(What needs to be done) Look through the data below and output, unchanged, every line from the one holding "What TikZ code" through the one holding "(326,403) |- (370,423)", inclusive. Skip the pictures.

(Raw records)
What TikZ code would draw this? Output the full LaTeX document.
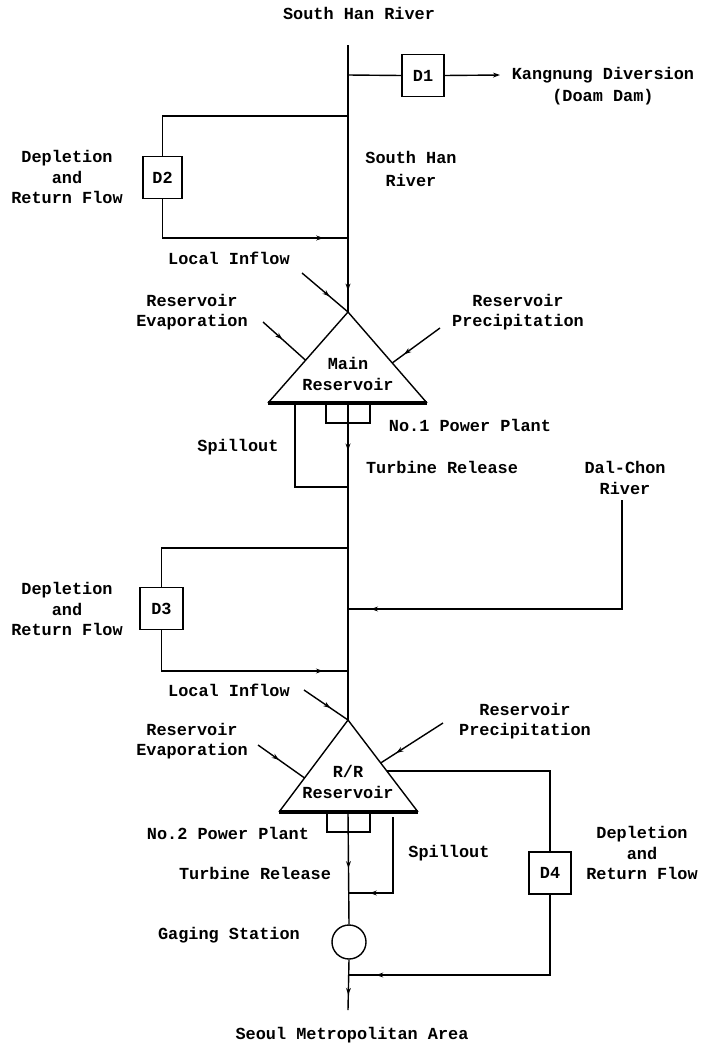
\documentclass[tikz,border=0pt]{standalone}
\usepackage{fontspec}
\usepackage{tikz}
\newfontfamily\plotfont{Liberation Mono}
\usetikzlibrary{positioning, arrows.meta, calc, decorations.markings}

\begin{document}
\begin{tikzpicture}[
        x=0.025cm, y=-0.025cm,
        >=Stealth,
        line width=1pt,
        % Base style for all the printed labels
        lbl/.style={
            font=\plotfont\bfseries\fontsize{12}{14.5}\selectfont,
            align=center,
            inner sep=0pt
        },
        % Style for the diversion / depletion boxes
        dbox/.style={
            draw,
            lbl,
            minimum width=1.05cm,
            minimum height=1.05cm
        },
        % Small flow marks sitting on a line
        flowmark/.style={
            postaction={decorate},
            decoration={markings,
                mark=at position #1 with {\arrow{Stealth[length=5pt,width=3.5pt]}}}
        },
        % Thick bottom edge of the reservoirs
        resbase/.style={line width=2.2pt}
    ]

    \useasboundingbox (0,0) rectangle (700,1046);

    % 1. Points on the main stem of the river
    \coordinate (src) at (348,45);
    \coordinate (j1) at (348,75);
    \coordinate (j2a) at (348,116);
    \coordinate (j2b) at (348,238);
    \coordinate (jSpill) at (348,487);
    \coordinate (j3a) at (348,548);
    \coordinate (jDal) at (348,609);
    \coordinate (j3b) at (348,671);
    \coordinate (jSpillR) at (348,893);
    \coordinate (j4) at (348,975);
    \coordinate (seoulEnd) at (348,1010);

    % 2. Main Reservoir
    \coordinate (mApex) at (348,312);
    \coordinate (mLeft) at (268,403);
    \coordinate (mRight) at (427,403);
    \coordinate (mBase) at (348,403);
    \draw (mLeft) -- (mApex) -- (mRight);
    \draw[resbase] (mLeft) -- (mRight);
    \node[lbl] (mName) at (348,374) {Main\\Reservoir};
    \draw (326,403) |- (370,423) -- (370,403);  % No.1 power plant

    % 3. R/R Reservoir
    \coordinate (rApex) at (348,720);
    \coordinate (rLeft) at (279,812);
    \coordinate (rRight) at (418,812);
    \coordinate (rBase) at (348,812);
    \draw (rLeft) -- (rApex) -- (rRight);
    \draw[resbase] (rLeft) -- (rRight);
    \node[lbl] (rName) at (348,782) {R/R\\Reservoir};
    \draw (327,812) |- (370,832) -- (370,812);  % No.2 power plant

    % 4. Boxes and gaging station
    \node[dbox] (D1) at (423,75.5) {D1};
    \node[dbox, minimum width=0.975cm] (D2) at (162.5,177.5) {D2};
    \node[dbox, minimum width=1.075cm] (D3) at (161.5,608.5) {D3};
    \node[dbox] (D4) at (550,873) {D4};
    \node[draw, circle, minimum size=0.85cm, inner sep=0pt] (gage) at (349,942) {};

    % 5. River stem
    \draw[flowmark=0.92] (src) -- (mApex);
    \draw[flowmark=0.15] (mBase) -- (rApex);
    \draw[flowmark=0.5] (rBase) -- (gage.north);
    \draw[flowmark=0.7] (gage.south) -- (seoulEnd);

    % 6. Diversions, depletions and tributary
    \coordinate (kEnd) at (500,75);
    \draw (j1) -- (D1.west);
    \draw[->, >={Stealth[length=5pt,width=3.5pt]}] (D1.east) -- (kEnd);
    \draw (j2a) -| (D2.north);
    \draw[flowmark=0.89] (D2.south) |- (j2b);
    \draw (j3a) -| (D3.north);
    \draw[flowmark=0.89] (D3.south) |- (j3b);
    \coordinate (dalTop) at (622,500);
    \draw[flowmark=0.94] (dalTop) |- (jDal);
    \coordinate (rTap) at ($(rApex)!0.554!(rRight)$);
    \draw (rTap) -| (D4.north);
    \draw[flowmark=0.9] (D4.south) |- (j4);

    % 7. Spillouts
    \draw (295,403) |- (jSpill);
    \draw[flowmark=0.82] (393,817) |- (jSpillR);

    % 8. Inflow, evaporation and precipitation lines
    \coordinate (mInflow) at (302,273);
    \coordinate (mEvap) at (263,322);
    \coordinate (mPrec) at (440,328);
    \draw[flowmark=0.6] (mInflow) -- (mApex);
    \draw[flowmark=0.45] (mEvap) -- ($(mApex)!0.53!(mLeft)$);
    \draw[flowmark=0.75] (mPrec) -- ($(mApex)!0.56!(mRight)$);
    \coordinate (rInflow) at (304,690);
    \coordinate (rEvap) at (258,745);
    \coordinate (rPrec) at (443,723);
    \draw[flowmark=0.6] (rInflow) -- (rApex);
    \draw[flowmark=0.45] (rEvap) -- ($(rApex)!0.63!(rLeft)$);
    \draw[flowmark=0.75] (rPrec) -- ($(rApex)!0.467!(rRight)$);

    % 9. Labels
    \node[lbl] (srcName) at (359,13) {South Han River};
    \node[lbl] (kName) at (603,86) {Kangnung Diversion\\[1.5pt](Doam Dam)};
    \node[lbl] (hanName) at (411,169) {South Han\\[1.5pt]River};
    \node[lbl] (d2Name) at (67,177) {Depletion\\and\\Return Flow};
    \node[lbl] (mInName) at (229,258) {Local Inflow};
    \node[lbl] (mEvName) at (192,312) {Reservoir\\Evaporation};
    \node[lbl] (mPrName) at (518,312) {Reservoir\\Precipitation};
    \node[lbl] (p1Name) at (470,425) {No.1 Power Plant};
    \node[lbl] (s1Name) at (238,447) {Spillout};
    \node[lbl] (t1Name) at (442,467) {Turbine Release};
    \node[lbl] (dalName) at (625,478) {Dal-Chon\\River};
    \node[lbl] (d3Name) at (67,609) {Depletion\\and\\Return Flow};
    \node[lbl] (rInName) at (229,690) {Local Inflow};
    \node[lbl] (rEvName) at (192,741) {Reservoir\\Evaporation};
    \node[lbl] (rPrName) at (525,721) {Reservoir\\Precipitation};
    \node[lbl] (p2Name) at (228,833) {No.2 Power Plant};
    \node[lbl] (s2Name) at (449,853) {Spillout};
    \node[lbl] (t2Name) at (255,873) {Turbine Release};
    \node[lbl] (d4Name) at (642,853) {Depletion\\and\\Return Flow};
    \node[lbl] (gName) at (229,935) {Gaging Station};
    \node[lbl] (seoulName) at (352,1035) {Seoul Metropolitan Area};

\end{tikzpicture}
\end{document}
==
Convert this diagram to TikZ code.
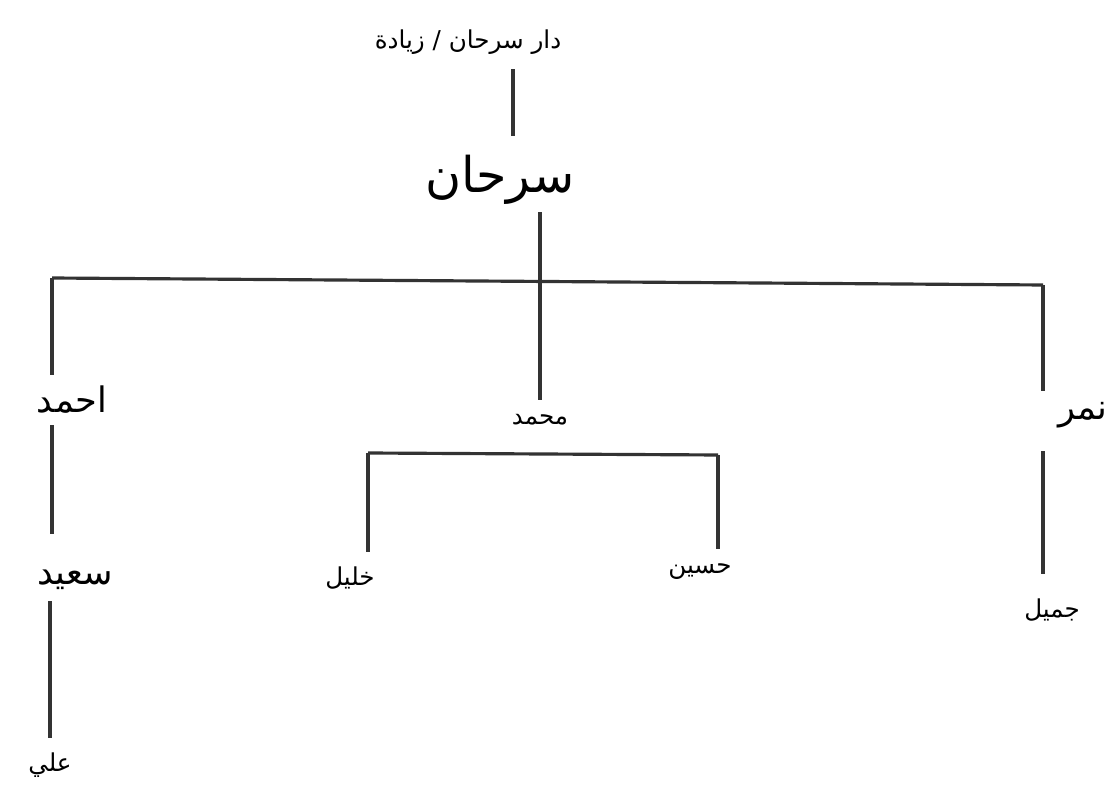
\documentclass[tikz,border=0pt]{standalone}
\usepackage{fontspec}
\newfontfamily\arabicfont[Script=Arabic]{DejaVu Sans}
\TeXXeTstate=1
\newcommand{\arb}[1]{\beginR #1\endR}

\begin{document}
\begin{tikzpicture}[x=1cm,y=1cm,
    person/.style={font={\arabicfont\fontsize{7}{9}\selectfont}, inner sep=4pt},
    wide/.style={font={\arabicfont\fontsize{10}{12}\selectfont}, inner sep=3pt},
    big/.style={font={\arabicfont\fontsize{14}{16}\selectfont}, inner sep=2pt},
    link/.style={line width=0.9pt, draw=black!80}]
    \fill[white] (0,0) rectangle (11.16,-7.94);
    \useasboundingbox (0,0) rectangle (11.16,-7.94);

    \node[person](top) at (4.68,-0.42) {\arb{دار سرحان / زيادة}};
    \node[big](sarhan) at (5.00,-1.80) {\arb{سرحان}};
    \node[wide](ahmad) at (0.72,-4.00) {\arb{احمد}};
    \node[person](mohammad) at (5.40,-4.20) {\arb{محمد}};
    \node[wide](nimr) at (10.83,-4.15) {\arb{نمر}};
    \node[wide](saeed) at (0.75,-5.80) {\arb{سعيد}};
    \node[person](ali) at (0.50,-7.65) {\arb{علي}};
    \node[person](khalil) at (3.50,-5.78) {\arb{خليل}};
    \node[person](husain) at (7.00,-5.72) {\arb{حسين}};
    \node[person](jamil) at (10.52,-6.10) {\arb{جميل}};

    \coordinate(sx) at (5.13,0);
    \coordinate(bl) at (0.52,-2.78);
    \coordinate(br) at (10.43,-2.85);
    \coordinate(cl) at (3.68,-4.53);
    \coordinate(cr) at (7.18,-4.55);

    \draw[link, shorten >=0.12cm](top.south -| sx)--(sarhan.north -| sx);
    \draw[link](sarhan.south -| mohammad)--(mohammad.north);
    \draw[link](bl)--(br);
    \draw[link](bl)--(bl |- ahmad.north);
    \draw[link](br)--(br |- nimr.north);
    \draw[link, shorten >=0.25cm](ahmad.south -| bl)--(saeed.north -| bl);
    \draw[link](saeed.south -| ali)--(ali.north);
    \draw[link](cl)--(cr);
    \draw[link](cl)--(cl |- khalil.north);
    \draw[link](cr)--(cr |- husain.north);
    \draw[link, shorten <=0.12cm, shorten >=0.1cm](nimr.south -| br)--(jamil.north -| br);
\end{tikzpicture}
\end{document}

(Reply to the exercise)
What TikZ code would draw this? Output the full LaTeX document.
\documentclass[tikz,border=0pt]{standalone}
\usepackage{fontspec}
\usepackage{tikz}
\newfontfamily\plotfont{Liberation Mono}
\usetikzlibrary{positioning, arrows.meta, calc, decorations.markings}

\begin{document}
\begin{tikzpicture}[
        x=0.025cm, y=-0.025cm,
        >=Stealth,
        line width=1pt,
        % Base style for all the printed labels
        lbl/.style={
            font=\plotfont\bfseries\fontsize{12}{14.5}\selectfont,
            align=center,
            inner sep=0pt
        },
        % Style for the diversion / depletion boxes
        dbox/.style={
            draw,
            lbl,
            minimum width=1.05cm,
            minimum height=1.05cm
        },
        % Small flow marks sitting on a line
        flowmark/.style={
            postaction={decorate},
            decoration={markings,
                mark=at position #1 with {\arrow{Stealth[length=5pt,width=3.5pt]}}}
        },
        % Thick bottom edge of the reservoirs
        resbase/.style={line width=2.2pt}
    ]

    \useasboundingbox (0,0) rectangle (700,1046);

    % 1. Points on the main stem of the river
    \coordinate (src) at (348,45);
    \coordinate (j1) at (348,75);
    \coordinate (j2a) at (348,116);
    \coordinate (j2b) at (348,238);
    \coordinate (jSpill) at (348,487);
    \coordinate (j3a) at (348,548);
    \coordinate (jDal) at (348,609);
    \coordinate (j3b) at (348,671);
    \coordinate (jSpillR) at (348,893);
    \coordinate (j4) at (348,975);
    \coordinate (seoulEnd) at (348,1010);

    % 2. Main Reservoir
    \coordinate (mApex) at (348,312);
    \coordinate (mLeft) at (268,403);
    \coordinate (mRight) at (427,403);
    \coordinate (mBase) at (348,403);
    \draw (mLeft) -- (mApex) -- (mRight);
    \draw[resbase] (mLeft) -- (mRight);
    \node[lbl] (mName) at (348,374) {Main\\Reservoir};
    \draw (326,403) |- (370,423) -- (370,403);  % No.1 power plant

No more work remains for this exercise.